Thursday, September 28, 2006

Boy is my face red

I think I may have written this sentence last night: "I'm not going to tell you how highly I value this movie, mostly because anything I recommend seems to underwhelm almost everybody else (not because I'm some kind of supercool movie hipster, mostly because I value plot and dollar bills so much less than most, much to my continually frustrating dismay)."
Jeez. I sound like a twat. Teen angst never disappears for long. It hides out, but it never goes away completely. I am actually surprised at how many of my friends pay attention to my recommendations, and I know lots of people who don't care about dollar bills and less (but still a lot) who don't care much about plot, either. Some of my friends even read my childish rants. Voluntarily! I am a lucky guy in some ways.

Four more things I like about The Science of Sleep: 1) Gondry works from his own script this time and there's so much enthusiasm evident onscreen when the director is also the writer. 2) Alain Chabat is so goddamn funny. I'm glad this movie introduced him to me. 3) I like the mixture of languages (English, Spanish, and French) and the unfixed, casual way the dialogue ping-pongs between them, complementing the film's unpretentious commingling of dreams and reality. It's not one of those movies where you're asking, "Is this a dream? Is this really happening?" unless you're Richard Roeper, who was stuck in "Eternal Sunshine" mode and stupidly tried to impose that film's structure on this one. It's really a film about how our real and fantasy lives constantly butt heads. 4) I love the tonal shifts in dialogue in Bernal and Gainsbourg's scenes together. These scenes are so honest about how romantic couples can move from playful camaraderie to brutalizations of each other to tenderness (or any random permutation of this sequence) in just a few minutes of conversation. Most movies have such black and white misunderstandings of living. This one doesn't.

3 comments:

Anonymous said...

That's not all that's red.

What's intersting to me is that I find the trailers of "Science of Sleep" to be the most unappealing thing. Ever. I am, and I do not mean this non-literally, repulsed by the image of the film they are portraying.

I actually have been thinking about this, because most movie trailers only spark mild disinterest in me at most. I have three guesses about this phenomenon:

1) the guy, his surroundings, etc., look exactly like the helpless, 20-something, post-adolscents I'm surrounded by every day.

2) said group aggressively apes the weird Kroft, bad-claymation, and shaggy hair, Europe in the 1970s, aesthetic that I didn't even live through, let alone people 8 years younger.
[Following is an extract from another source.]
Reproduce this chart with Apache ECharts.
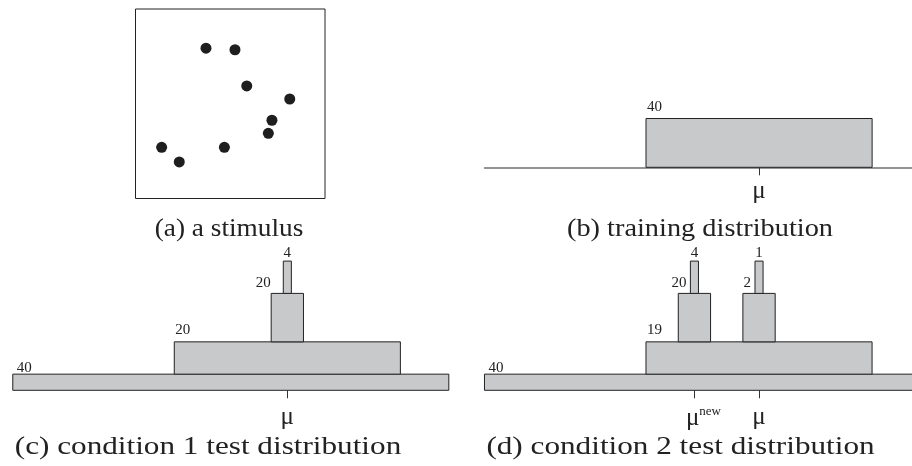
<!DOCTYPE html>
<html>
<head>
<meta charset="utf-8">
<script src="https://cdn.jsdelivr.net/npm/echarts@6/dist/echarts.min.js"></script>
<style>
html,body{margin:0;padding:0;background:#fff;}
#chart{width:912px;height:466px;}
</style>
</head>
<body>
<div id="chart"></div>
<script>
// ---------- data ----------
// (a) stimulus dot positions (0..100 box units)
const dotX = [37.2, 52.5, 58.7, 81.4, 72.0, 70.1, 13.8, 46.9, 23.1];
const dotY = [79.3, 78.5, 59.4, 52.5, 41.3, 34.4, 27.0, 27.0, 19.3];

// (b) training distribution (x relative to mu)
const bX0 = [-3.5];
const bX1 = [3.5];
const bY0 = [0];
const bY1 = [3];
const bCounts = [40];
const bTier = [1];
const bTicks = [0];
const bTickLabels = ['μ'];
const bTickSup = [''];

// (c) condition 1 test distribution
const cX0 = [-8.5, -3.5, -0.5, -0.125];
const cX1 = [5, 3.5, 0.5, 0.125];
const cY0 = [0, 1, 3, 6];
const cY1 = [1, 3, 6, 8];
const cCounts = [40, 20, 20, 4];
const cTier = [0, 1, 2, 3];
const cTicks = [0];
const cTickLabels = ['μ'];
const cTickSup = [''];

// (d) condition 2 test distribution
const dX0 = [-8.5, -3.5, -2.5, -2.125, -0.5, -0.125];
const dX1 = [5, 3.5, -1.5, -1.875, 0.5, 0.125];
const dY0 = [0, 1, 3, 6, 3, 6];
const dY1 = [1, 3, 6, 8, 6, 8];
const dCounts = [40, 19, 20, 4, 2, 1];
const dTier = [0, 1, 2, 3, 2, 3];
const dTicks = [-2, 0];
const dTickLabels = ['μ', 'μ'];
const dTickSup = ['new', ''];

const captions = ['(a) a stimulus', '(b) training distribution', '(c) condition 1 test distribution', '(d) condition 2 test distribution'];

// ---------- helpers ----------
const SERIF = "'Liberation Serif', 'DejaVu Serif', serif";
const FILL = '#c8c9cb';
const EDGE = '#222';

function rows(x0, x1, y0, y1, counts, tier) {
  return x0.map((v, i) => [v, x1[i], y0[i], y1[i], counts[i], tier[i]]);
}

function makeRender(towerMode, firstOffset) {
  return function (params, api) {
    const x0 = api.value(0), x1 = api.value(1), y0 = api.value(2), y1 = api.value(3);
    const count = api.value(4), tier = api.value(5);
    const tl = api.coord([x0, y1]);
    const br = api.coord([x1, y0]);
    const rect = {
      type: 'rect',
      shape: { x: tl[0], y: tl[1], width: br[0] - tl[0], height: br[1] - tl[1] },
      style: { fill: FILL, stroke: EDGE, lineWidth: 1 }
    };
    let tx, ty, align, valign;
    if (tier === 0) {
      tx = tl[0] + firstOffset; ty = tl[1] + 1; align = 'left'; valign = 'bottom';
    } else if (tier === 1) {
      tx = tl[0] + 1; ty = tl[1] - 4; align = 'left'; valign = 'bottom';
    } else if (tier === 2) {
      const w = br[0] - tl[0];
      tx = towerMode === 'needle' ? tl[0] + w * 0.375 - 4 : tl[0] - 0.5;
      ty = tl[1] - 10; align = 'right'; valign = 'middle';
    } else {
      tx = (tl[0] + br[0]) / 2; ty = tl[1] - 1; align = 'center'; valign = 'bottom';
    }
    const label = {
      type: 'text',
      style: {
        text: String(count), x: tx, y: ty, textAlign: align, textVerticalAlign: valign,
        fill: '#222', font: '15px ' + SERIF
      }
    };
    return { type: 'group', children: [rect, label] };
  };
}

function tickAxis(gridIndex, min, max, ticks, labels, sups, showLine, margin) {
  return {
    type: 'value', gridIndex, min, max,
    axisLine: { show: showLine, lineStyle: { color: '#707070', width: 1.5 } },
    axisTick: { show: true, customValues: ticks, length: 8, lineStyle: { color: '#333', width: 1 } },
    axisLabel: {
      show: true, customValues: ticks, margin,
      formatter: function (v) {
        const i = ticks.indexOf(v);
        if (i < 0) return '';
        if (sups[i]) return '{p|}{m|' + labels[i] + '}{s|' + sups[i] + '}';
        return '{m|' + labels[i] + '}';
      },
      rich: {
        p: { width: 18 },
        m: { fontSize: 25, fontFamily: SERIF, color: '#222' },
        s: { fontSize: 13, fontFamily: SERIF, color: '#222', verticalAlign: 'top', padding: [0, 0, 14, 0] }
      }
    },
    splitLine: { show: false }
  };
}

const hiddenY = (gridIndex, min, max) => ({
  type: 'value', gridIndex, min, max,
  axisLine: { show: false }, axisTick: { show: false }, axisLabel: { show: false }, splitLine: { show: false }
});

function caption(text, cx, cy, sx) {
  return {
    type: 'text', x: cx, y: cy, scaleX: sx, scaleY: 1,
    style: { text, x: 0, y: 0, textAlign: 'center', textVerticalAlign: 'middle', font: '26px ' + SERIF, fill: '#222' }
  };
}

// x scale: 32.3 px per unit; y scale: ~16.15 px per unit
const option = {
  animation: false,
  backgroundColor: '#ffffff',
  grid: [
    { left: 135.5, top: 9, width: 189.5, height: 189.5, show: true, borderColor: '#222', borderWidth: 1, backgroundColor: 'transparent', outerBoundsMode: 'none', containLabel: false },
    { left: 484.5, top: 118.5, width: 428, height: 48.8, outerBoundsMode: 'none', containLabel: false },
    { left: 4.7, top: 261.1, width: 452.2, height: 129.2, outerBoundsMode: 'none', containLabel: false },
    { left: 476.4, top: 261.1, width: 452.2, height: 129.2, outerBoundsMode: 'none', containLabel: false }
  ],
  xAxis: [
    { type: 'value', gridIndex: 0, min: 0, max: 100, show: false, splitLine: { show: false } },
    tickAxis(1, -8.5, 4.75, bTicks, bTickLabels, bTickSup, true, 12),
    tickAxis(2, -8.75, 5.25, cTicks, cTickLabels, cTickSup, false, 15),
    tickAxis(3, -8.75, 5.25, dTicks, dTickLabels, dTickSup, false, 15)
  ],
  yAxis: [
    { type: 'value', gridIndex: 0, min: 0, max: 100, show: false, splitLine: { show: false } },
    hiddenY(1, 0, 3),
    hiddenY(2, 0, 8),
    hiddenY(3, 0, 8)
  ],
  series: [
    {
      type: 'scatter', xAxisIndex: 0, yAxisIndex: 0,
      data: dotX.map((x, i) => [x, dotY[i]]),
      symbol: 'circle', symbolSize: 11,
      itemStyle: { color: '#1e1e1e', opacity: 1 }
    },
    {
      type: 'custom', xAxisIndex: 1, yAxisIndex: 1, clip: false,
      renderItem: makeRender('tower', 1),
      data: rows(bX0, bX1, bY0, bY1, bCounts, bTier)
    },
    {
      type: 'custom', xAxisIndex: 2, yAxisIndex: 2, clip: false,
      renderItem: makeRender('tower', 4),
      data: rows(cX0, cX1, cY0, cY1, cCounts, cTier)
    },
    {
      type: 'custom', xAxisIndex: 3, yAxisIndex: 3, clip: false,
      renderItem: makeRender('needle', 4),
      data: rows(dX0, dX1, dY0, dY1, dCounts, dTier)
    }
  ],
  graphic: [
    caption(captions[0], 229, 229, 1.05),
    caption(captions[1], 700, 229, 1.09),
    caption(captions[2], 208, 447, 1.2),
    caption(captions[3], 680.5, 447, 1.2)
  ]
};

const chart = echarts.init(document.getElementById('chart'), null, { renderer: 'canvas' });
chart.setOption(option);
</script>
</body>
</html>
3) i'm pretty tired of romanticized portrays of madness

That said, I will now go see the movie, since my complaint was merely with its marketing appendage. But I am curious about a trailer that so repulses some in order to unite others. My god, I even felt included in the goddam Rock football movie.

Josh Krauter said...

I've read many times that movie trailers are representations of the films the studios/financers/producers wished the director would have made instead. That's the case here. I was not repulsed by the trailer, just bored, but I can understand where you're coming from. It is packed wall-to-wall with indie rock "hits," none of which are in the movie. The animation is presented out of context and packed together, one after the other, so what in the actual movie is playful and sweet comes off sickeningly precious in the trailer. The trailer also misleads you into thinking madness is being romanticized, while in the film, madness is not even an issue. And in Gondry's defense, he is a 43-year-old European, so at least he grew up when the claymation/shaggy-hair aesthetic was actually happening. I love the movie, you may hate it. I don't think any movie deserves a consensus of love or hate, and deserves as many responses as there are people who see it. Whatever you make of it, the trailer does not accurately represent it.

Anonymous said...

Yeah, "sickeningly precious" hits it just about exactly. I'm not really sure when infantilized masculinity became hip, but I'll even take total knuckle-walking misogyny over it anyday.